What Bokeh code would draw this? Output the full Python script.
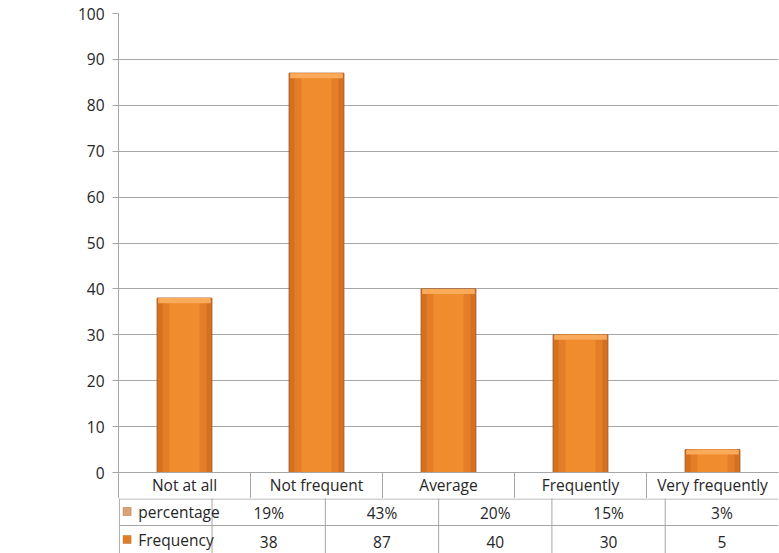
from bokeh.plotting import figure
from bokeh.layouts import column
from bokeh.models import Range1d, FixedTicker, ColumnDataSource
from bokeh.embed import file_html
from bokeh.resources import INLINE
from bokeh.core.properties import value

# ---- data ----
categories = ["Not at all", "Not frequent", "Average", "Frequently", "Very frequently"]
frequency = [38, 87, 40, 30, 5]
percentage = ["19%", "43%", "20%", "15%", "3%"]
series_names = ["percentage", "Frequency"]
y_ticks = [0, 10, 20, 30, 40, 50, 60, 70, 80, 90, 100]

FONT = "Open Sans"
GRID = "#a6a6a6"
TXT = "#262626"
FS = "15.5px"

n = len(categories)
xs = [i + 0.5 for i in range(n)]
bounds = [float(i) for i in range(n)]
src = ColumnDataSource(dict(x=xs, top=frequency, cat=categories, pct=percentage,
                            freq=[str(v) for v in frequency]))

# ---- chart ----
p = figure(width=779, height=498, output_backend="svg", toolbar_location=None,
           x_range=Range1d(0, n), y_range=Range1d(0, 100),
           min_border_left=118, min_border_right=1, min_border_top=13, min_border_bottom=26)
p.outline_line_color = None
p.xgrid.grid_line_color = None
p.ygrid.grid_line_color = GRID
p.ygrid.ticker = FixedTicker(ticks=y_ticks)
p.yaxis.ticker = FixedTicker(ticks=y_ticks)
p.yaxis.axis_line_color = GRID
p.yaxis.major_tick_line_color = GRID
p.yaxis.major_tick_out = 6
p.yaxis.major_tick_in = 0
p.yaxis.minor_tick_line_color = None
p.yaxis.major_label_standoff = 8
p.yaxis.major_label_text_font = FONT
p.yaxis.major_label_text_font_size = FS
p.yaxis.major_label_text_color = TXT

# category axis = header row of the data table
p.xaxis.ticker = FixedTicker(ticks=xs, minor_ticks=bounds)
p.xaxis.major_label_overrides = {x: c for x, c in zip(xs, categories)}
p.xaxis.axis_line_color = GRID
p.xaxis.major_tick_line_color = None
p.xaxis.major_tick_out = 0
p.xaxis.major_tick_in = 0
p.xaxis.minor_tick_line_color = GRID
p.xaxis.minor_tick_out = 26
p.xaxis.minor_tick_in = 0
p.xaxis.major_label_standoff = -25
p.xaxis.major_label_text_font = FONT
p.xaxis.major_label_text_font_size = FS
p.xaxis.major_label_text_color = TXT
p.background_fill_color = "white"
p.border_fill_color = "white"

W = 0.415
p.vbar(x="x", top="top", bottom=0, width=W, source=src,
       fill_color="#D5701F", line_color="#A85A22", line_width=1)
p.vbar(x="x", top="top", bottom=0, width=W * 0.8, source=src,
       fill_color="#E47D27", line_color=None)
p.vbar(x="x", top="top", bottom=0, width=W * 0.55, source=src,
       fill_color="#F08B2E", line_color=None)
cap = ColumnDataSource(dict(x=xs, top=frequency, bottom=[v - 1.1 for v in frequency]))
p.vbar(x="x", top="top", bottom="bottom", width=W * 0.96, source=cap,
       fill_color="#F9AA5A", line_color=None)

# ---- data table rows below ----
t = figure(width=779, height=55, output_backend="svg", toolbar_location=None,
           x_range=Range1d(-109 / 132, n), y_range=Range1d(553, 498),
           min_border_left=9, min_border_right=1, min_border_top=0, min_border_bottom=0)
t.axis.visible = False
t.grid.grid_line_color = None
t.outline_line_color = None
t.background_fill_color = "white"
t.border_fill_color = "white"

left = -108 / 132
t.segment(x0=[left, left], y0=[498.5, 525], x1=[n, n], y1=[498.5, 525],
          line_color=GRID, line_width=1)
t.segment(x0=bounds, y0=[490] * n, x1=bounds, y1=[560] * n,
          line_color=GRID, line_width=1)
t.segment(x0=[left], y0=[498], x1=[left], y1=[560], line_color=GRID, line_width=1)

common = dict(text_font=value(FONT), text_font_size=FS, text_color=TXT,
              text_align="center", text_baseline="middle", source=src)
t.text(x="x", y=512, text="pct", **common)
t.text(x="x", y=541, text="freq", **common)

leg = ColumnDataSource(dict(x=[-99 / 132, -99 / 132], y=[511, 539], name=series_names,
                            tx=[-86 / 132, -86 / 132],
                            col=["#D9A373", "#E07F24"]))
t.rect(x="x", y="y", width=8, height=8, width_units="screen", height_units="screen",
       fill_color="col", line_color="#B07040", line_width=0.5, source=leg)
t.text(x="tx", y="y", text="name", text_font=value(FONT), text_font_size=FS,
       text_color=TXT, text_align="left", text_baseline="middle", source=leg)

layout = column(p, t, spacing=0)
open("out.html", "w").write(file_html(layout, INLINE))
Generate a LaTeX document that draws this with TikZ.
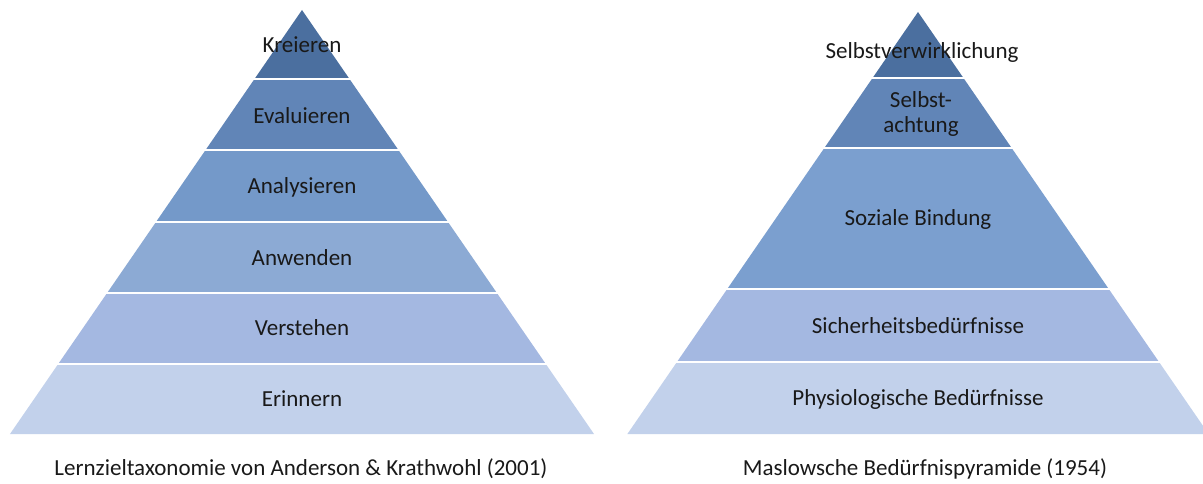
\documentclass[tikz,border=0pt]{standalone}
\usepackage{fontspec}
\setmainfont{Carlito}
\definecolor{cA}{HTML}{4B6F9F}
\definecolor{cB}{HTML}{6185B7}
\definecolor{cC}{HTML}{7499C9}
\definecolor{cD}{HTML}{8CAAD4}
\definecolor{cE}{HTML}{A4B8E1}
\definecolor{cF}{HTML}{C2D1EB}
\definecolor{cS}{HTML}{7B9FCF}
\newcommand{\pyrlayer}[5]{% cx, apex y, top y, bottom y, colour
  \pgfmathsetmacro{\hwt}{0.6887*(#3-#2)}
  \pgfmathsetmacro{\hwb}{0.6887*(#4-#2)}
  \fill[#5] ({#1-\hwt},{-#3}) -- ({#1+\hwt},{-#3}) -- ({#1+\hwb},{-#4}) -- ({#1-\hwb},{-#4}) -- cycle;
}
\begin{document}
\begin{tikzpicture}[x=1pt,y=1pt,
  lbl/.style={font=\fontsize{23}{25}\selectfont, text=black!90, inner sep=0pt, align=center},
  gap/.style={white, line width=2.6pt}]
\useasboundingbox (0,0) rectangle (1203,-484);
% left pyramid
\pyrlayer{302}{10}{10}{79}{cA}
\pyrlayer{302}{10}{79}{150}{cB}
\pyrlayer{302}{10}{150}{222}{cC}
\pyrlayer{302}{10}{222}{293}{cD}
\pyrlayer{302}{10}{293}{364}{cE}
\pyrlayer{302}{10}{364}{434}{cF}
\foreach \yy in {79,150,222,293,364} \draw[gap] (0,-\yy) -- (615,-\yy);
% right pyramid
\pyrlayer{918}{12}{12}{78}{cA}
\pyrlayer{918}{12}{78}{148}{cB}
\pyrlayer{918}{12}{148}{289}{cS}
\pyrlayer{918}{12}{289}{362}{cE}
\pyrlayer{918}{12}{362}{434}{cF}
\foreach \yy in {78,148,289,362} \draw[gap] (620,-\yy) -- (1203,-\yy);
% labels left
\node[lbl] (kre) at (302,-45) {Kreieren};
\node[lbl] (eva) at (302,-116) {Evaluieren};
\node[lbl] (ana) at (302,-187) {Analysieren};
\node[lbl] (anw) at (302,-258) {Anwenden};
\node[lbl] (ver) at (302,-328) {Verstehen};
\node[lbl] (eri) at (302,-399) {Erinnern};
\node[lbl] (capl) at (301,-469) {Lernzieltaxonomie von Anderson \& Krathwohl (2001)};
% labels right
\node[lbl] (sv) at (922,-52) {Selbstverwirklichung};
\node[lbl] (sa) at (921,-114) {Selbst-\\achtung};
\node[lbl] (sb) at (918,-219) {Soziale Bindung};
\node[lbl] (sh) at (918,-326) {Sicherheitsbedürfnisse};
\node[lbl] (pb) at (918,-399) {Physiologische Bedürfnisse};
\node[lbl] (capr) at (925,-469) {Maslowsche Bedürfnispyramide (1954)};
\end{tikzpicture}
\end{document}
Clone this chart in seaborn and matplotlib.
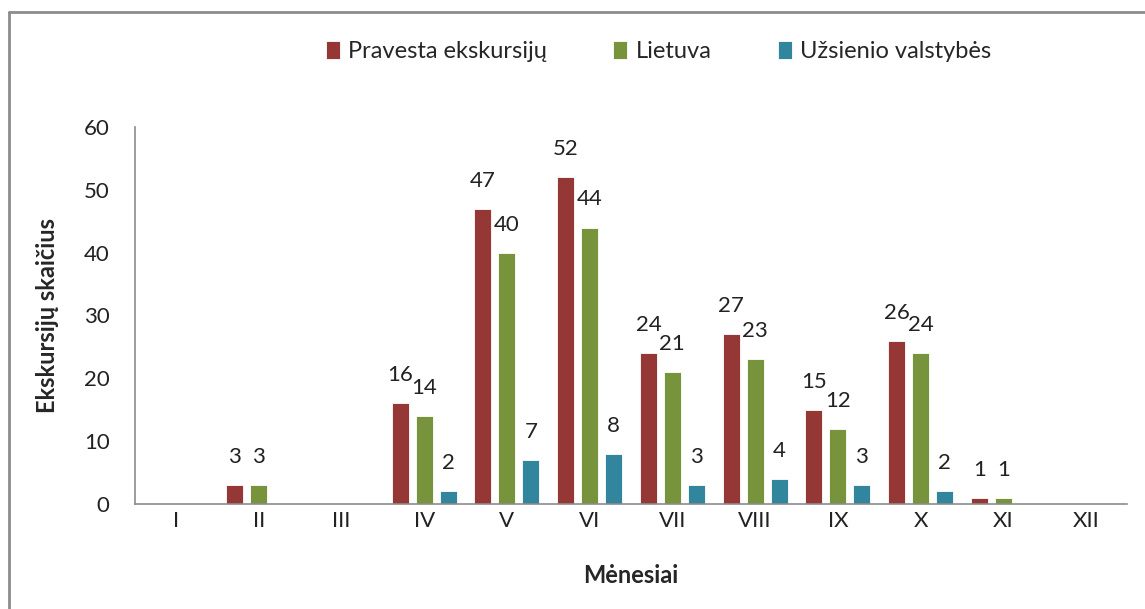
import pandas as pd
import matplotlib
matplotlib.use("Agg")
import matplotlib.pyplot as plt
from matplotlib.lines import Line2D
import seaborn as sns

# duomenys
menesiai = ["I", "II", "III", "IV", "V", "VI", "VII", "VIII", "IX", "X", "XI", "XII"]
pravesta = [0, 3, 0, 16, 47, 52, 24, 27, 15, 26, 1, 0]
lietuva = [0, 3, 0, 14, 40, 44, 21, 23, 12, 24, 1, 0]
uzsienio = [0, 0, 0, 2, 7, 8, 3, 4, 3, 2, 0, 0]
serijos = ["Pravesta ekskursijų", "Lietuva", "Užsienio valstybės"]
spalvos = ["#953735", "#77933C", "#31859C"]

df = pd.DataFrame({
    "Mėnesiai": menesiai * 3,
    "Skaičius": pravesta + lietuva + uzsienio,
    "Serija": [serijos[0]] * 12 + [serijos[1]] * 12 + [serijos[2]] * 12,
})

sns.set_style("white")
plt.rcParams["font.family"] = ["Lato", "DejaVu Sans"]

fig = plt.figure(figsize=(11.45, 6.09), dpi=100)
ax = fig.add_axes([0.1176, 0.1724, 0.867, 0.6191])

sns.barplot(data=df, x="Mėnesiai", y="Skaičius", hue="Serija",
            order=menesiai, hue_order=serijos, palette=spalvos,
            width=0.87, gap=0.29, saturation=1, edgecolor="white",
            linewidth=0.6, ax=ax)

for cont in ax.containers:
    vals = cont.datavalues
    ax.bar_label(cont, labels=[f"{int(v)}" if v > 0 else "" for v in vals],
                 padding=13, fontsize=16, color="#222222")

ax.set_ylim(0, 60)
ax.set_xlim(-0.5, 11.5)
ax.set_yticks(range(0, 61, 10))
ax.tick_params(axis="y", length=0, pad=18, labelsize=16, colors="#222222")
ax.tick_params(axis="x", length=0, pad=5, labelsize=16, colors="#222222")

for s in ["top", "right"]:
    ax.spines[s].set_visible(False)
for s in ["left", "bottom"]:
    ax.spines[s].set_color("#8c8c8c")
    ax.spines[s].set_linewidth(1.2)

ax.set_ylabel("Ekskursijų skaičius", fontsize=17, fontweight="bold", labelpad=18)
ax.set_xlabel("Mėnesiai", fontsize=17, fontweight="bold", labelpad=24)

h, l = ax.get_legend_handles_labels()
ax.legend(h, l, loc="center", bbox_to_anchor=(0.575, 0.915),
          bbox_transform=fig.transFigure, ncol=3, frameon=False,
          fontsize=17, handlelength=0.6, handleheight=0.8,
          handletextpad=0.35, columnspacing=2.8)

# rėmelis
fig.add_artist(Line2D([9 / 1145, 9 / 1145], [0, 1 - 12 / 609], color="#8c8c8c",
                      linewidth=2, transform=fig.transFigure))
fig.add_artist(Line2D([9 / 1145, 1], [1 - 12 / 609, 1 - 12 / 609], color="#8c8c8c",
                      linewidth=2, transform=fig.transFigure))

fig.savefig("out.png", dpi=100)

====================

| Exercise |
Beginning at the line above that contains "Clone this chart in seaborn and matplotlib.", repeat each line exactly through the one that contains "ax.spines[s].set_linewidth(1.2)", and leave out the pictures.

| Task answer |
Clone this chart in seaborn and matplotlib.
import pandas as pd
import matplotlib
matplotlib.use("Agg")
import matplotlib.pyplot as plt
from matplotlib.lines import Line2D
import seaborn as sns

# duomenys
menesiai = ["I", "II", "III", "IV", "V", "VI", "VII", "VIII", "IX", "X", "XI", "XII"]
pravesta = [0, 3, 0, 16, 47, 52, 24, 27, 15, 26, 1, 0]
lietuva = [0, 3, 0, 14, 40, 44, 21, 23, 12, 24, 1, 0]
uzsienio = [0, 0, 0, 2, 7, 8, 3, 4, 3, 2, 0, 0]
serijos = ["Pravesta ekskursijų", "Lietuva", "Užsienio valstybės"]
spalvos = ["#953735", "#77933C", "#31859C"]

df = pd.DataFrame({
    "Mėnesiai": menesiai * 3,
    "Skaičius": pravesta + lietuva + uzsienio,
    "Serija": [serijos[0]] * 12 + [serijos[1]] * 12 + [serijos[2]] * 12,
})

sns.set_style("white")
plt.rcParams["font.family"] = ["Lato", "DejaVu Sans"]

fig = plt.figure(figsize=(11.45, 6.09), dpi=100)
ax = fig.add_axes([0.1176, 0.1724, 0.867, 0.6191])

sns.barplot(data=df, x="Mėnesiai", y="Skaičius", hue="Serija",
            order=menesiai, hue_order=serijos, palette=spalvos,
            width=0.87, gap=0.29, saturation=1, edgecolor="white",
            linewidth=0.6, ax=ax)

for cont in ax.containers:
    vals = cont.datavalues
    ax.bar_label(cont, labels=[f"{int(v)}" if v > 0 else "" for v in vals],
                 padding=13, fontsize=16, color="#222222")

ax.set_ylim(0, 60)
ax.set_xlim(-0.5, 11.5)
ax.set_yticks(range(0, 61, 10))
ax.tick_params(axis="y", length=0, pad=18, labelsize=16, colors="#222222")
ax.tick_params(axis="x", length=0, pad=5, labelsize=16, colors="#222222")

for s in ["top", "right"]:
    ax.spines[s].set_visible(False)
for s in ["left", "bottom"]:
    ax.spines[s].set_color("#8c8c8c")
    ax.spines[s].set_linewidth(1.2)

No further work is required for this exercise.